* **Records to use**
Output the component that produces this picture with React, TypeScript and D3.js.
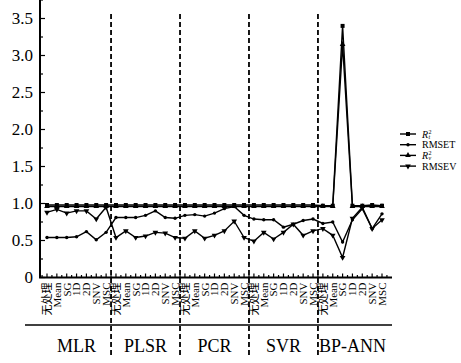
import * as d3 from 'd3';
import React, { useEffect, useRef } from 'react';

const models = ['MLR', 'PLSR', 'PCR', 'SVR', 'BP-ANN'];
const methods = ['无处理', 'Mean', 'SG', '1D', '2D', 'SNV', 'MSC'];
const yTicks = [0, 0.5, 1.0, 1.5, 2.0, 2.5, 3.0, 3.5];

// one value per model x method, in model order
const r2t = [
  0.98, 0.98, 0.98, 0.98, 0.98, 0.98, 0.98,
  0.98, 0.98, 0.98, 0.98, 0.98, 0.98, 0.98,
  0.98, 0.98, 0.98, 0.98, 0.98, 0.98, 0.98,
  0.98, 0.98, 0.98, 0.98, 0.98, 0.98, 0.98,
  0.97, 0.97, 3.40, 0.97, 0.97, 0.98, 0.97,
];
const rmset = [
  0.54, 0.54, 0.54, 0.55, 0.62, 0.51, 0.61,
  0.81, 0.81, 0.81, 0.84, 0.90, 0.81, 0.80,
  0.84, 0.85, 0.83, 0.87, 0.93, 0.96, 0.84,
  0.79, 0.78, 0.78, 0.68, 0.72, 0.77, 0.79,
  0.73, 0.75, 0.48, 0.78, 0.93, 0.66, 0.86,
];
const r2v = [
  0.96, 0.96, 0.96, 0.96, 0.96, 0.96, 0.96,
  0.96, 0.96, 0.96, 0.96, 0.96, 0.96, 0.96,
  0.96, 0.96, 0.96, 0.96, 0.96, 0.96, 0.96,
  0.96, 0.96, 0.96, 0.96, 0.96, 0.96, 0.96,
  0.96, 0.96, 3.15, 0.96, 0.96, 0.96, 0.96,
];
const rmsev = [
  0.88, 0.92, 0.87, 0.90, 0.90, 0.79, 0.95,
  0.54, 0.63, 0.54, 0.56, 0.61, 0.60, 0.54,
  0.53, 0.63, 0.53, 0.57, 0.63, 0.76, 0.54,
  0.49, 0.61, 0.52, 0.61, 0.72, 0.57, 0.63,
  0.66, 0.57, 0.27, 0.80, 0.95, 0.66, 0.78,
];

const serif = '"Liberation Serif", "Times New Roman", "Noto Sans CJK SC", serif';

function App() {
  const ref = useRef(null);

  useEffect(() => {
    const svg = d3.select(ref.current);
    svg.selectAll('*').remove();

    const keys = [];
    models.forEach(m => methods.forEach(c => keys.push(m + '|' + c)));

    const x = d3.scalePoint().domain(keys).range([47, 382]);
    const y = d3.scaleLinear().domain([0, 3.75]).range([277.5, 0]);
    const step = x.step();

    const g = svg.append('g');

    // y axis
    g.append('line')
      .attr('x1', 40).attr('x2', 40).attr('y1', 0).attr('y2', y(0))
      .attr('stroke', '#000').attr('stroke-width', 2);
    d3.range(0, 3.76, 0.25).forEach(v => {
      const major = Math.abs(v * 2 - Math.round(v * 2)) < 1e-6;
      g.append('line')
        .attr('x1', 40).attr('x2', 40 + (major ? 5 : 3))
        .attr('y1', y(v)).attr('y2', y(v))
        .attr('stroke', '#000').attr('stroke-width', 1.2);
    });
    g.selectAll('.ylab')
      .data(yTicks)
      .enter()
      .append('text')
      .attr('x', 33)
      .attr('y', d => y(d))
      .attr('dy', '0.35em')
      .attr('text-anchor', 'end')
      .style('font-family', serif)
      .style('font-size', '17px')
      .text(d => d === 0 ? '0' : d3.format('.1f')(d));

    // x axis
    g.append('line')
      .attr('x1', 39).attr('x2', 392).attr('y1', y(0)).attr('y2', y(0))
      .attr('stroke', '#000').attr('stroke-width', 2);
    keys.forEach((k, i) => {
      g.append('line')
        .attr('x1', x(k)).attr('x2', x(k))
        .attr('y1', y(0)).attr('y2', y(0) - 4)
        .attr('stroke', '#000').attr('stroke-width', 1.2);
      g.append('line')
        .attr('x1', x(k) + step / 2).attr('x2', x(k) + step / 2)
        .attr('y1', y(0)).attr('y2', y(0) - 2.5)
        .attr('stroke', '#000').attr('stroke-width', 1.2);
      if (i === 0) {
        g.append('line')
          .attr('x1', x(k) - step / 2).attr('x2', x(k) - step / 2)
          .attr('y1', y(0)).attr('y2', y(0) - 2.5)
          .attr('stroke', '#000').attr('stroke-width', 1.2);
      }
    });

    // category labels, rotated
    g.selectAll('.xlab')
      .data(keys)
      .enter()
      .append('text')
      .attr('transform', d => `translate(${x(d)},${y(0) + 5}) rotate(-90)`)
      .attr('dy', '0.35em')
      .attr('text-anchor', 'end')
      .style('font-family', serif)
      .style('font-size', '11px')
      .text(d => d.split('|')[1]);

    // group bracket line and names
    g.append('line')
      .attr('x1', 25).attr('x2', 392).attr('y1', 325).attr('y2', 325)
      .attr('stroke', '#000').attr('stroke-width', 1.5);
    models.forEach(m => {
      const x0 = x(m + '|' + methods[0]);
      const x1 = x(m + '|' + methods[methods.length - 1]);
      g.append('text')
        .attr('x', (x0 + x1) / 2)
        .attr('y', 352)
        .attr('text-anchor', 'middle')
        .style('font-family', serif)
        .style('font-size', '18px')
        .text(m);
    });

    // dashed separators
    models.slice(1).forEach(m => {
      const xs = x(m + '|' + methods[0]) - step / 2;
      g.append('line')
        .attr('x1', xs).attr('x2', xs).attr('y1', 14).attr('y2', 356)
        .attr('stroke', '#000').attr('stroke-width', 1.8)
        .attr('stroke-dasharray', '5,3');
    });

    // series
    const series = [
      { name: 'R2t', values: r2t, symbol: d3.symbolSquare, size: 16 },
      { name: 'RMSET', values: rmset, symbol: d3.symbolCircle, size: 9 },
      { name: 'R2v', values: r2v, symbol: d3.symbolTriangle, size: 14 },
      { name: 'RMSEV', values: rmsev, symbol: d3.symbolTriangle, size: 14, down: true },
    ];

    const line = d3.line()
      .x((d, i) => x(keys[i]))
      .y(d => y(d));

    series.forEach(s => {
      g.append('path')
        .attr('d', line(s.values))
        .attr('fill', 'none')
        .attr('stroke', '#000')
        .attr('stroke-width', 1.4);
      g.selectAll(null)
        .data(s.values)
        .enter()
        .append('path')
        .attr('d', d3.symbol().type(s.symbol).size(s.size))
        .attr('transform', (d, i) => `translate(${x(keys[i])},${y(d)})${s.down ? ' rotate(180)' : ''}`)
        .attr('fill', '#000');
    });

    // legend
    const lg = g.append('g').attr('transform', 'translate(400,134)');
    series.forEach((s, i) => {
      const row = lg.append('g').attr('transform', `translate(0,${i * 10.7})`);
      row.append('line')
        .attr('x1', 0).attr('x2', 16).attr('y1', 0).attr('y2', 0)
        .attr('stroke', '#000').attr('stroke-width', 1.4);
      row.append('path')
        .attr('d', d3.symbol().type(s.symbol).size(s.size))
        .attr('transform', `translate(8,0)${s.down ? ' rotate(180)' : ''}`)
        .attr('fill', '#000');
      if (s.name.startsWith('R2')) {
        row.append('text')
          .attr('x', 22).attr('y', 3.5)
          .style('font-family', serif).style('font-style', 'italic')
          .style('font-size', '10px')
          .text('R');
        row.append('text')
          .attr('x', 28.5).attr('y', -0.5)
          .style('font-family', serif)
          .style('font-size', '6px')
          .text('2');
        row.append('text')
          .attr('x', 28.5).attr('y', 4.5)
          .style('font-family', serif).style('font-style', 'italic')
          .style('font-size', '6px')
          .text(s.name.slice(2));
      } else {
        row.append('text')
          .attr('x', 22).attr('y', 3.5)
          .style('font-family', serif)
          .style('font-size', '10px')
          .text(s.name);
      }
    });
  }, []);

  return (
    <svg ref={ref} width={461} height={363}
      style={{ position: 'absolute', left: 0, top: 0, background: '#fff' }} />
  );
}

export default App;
--
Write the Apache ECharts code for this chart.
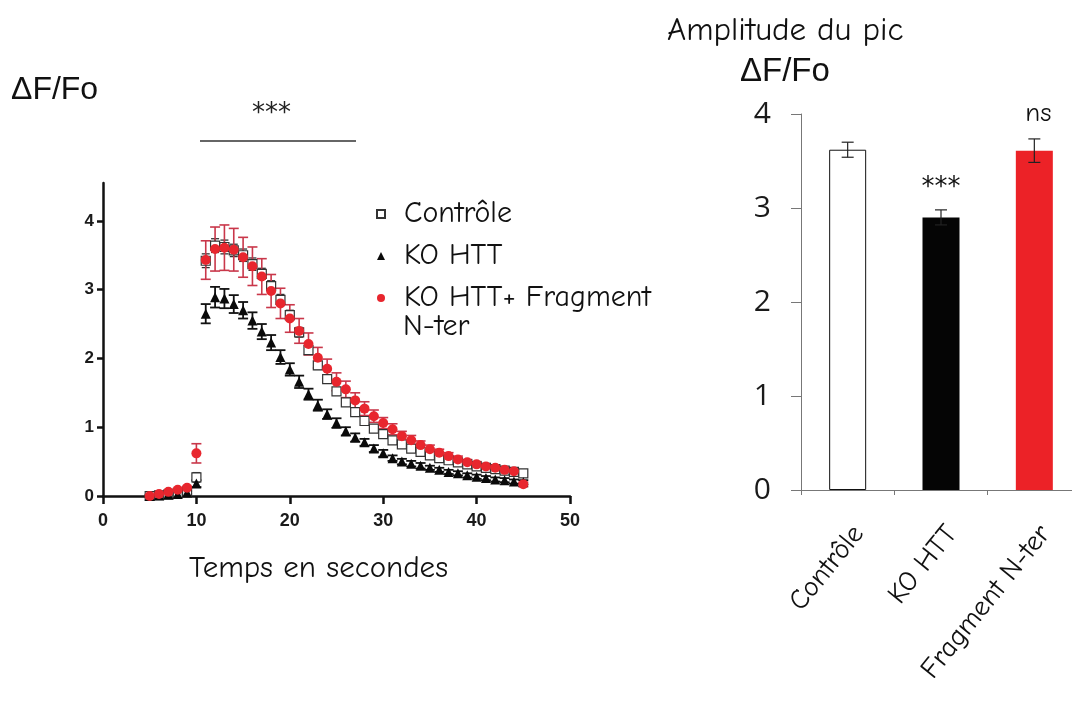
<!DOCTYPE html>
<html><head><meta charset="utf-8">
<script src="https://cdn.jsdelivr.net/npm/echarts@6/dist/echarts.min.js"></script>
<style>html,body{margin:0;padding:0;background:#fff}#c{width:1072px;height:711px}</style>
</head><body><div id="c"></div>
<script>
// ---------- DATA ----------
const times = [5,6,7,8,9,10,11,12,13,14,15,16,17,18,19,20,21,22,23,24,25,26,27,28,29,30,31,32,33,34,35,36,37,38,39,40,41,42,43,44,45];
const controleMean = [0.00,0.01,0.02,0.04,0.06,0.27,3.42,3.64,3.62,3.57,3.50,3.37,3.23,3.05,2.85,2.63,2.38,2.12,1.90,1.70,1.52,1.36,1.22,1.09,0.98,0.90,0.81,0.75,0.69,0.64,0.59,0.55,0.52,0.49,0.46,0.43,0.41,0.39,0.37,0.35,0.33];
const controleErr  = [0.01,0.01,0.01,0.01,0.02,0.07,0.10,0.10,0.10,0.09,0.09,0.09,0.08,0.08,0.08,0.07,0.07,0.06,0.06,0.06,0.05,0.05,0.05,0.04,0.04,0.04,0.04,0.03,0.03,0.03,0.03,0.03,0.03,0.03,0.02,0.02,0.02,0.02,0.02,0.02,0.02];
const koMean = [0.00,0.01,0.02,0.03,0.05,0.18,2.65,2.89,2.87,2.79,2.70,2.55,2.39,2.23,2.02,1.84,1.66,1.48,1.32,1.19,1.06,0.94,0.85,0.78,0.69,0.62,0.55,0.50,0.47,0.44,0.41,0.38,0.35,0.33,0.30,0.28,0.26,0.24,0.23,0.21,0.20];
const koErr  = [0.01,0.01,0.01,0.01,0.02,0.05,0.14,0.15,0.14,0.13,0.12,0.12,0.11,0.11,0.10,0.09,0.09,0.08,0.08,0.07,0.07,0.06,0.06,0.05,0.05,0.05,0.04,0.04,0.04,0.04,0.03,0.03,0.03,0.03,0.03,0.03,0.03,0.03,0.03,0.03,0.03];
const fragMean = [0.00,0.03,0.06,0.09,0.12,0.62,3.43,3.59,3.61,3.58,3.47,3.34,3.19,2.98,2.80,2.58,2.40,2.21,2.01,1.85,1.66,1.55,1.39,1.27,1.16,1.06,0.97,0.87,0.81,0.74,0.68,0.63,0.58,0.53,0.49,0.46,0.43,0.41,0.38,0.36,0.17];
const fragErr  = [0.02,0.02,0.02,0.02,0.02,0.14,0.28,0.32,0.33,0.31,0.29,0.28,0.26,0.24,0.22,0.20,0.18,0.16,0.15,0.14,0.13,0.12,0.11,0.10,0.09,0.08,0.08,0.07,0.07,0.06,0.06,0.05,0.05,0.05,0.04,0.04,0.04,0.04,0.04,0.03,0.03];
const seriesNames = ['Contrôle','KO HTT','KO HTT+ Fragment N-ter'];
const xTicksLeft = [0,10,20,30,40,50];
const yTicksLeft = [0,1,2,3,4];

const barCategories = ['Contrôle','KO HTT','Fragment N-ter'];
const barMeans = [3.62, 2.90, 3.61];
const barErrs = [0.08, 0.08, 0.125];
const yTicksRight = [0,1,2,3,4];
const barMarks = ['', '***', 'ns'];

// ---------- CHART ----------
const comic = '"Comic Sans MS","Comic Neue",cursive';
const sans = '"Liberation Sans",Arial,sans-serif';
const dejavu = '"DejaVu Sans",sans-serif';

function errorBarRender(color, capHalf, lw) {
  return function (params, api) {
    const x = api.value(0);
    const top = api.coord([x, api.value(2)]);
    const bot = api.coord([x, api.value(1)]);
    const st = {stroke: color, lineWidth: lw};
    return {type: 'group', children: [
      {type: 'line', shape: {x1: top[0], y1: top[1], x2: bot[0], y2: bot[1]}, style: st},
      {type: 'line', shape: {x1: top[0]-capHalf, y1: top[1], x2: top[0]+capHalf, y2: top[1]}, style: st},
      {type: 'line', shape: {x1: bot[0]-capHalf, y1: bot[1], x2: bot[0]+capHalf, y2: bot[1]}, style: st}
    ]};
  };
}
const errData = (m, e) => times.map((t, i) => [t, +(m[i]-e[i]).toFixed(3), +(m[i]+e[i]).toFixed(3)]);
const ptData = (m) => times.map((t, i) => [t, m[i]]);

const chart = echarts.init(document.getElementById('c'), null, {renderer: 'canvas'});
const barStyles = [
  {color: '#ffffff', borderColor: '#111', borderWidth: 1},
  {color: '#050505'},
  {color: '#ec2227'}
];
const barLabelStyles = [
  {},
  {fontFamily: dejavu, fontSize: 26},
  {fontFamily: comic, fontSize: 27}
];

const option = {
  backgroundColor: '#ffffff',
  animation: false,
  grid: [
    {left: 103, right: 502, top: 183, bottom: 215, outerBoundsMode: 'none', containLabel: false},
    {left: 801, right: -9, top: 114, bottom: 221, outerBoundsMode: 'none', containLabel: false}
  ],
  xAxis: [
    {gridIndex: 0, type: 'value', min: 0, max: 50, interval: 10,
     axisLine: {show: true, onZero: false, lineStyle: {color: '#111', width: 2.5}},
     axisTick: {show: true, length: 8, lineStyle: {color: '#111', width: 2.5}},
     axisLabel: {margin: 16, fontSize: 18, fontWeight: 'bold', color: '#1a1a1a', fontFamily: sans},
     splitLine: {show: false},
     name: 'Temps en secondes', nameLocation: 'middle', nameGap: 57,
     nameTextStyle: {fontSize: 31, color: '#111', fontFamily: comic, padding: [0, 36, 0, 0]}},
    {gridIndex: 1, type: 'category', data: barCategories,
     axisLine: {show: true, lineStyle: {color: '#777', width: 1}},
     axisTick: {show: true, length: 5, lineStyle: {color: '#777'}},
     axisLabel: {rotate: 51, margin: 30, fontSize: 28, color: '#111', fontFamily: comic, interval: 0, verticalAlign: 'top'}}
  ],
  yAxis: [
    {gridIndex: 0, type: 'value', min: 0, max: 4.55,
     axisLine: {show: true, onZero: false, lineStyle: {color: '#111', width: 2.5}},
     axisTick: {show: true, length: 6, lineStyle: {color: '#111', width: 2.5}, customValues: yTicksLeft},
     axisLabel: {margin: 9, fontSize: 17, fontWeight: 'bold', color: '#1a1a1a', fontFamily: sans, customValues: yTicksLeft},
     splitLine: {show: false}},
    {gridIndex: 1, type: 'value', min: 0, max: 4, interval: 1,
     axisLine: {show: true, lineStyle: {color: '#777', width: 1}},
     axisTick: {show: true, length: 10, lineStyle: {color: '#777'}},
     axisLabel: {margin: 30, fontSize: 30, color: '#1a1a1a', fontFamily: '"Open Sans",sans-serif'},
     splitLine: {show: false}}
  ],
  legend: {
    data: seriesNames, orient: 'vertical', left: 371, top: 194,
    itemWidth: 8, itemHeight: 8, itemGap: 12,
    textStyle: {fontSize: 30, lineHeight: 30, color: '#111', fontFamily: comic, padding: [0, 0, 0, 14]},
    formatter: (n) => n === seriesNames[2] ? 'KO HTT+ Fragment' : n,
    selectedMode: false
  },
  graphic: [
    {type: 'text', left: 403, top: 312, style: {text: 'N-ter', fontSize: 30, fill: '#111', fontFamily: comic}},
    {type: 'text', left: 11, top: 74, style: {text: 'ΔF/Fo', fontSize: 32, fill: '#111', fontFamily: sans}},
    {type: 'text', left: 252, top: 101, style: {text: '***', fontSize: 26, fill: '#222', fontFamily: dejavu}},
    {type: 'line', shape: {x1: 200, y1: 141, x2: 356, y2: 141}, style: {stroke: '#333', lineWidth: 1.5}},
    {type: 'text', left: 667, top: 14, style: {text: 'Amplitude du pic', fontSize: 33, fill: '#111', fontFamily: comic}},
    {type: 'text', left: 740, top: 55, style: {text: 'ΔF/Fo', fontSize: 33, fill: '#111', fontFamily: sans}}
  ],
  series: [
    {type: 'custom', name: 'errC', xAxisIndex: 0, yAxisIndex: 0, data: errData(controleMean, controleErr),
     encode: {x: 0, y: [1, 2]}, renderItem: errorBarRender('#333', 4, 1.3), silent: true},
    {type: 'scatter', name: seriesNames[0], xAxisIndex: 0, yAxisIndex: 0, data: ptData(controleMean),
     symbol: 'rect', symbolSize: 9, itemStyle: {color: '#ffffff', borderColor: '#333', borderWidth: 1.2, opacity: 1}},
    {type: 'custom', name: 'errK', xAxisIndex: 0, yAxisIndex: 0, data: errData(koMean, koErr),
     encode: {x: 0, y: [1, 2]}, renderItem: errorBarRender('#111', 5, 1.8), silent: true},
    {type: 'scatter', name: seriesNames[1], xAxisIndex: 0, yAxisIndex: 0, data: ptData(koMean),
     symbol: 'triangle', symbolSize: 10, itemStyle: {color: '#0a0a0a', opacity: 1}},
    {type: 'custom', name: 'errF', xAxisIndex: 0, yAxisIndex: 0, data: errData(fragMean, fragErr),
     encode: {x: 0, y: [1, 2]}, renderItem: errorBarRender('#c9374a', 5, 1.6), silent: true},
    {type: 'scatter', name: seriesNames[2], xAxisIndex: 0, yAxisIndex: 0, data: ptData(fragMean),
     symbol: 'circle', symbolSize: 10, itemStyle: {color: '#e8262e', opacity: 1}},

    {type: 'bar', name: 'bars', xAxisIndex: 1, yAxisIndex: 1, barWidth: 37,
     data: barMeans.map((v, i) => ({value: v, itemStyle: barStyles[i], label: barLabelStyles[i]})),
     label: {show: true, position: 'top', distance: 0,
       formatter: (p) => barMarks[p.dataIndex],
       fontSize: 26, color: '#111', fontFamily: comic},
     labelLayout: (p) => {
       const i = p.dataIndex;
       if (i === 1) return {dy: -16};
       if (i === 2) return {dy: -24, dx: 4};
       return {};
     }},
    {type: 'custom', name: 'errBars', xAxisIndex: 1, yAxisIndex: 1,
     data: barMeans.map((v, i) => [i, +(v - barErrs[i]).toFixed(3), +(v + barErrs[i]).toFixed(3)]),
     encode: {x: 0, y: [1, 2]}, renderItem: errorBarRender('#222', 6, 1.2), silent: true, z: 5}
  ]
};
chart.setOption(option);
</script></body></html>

* **Task objective**
Except for the pictures, write out exactly the lines from the line that contains "Output the component" through the line that contains "const yTicks = [0, 0.5, 1.0, 1.5, 2.0, 2.5, 3.0, 3.5];", including both.

* **Correct result**
Output the component that produces this picture with React, TypeScript and D3.js.
import * as d3 from 'd3';
import React, { useEffect, useRef } from 'react';

const models = ['MLR', 'PLSR', 'PCR', 'SVR', 'BP-ANN'];
const methods = ['无处理', 'Mean', 'SG', '1D', '2D', 'SNV', 'MSC'];
const yTicks = [0, 0.5, 1.0, 1.5, 2.0, 2.5, 3.0, 3.5];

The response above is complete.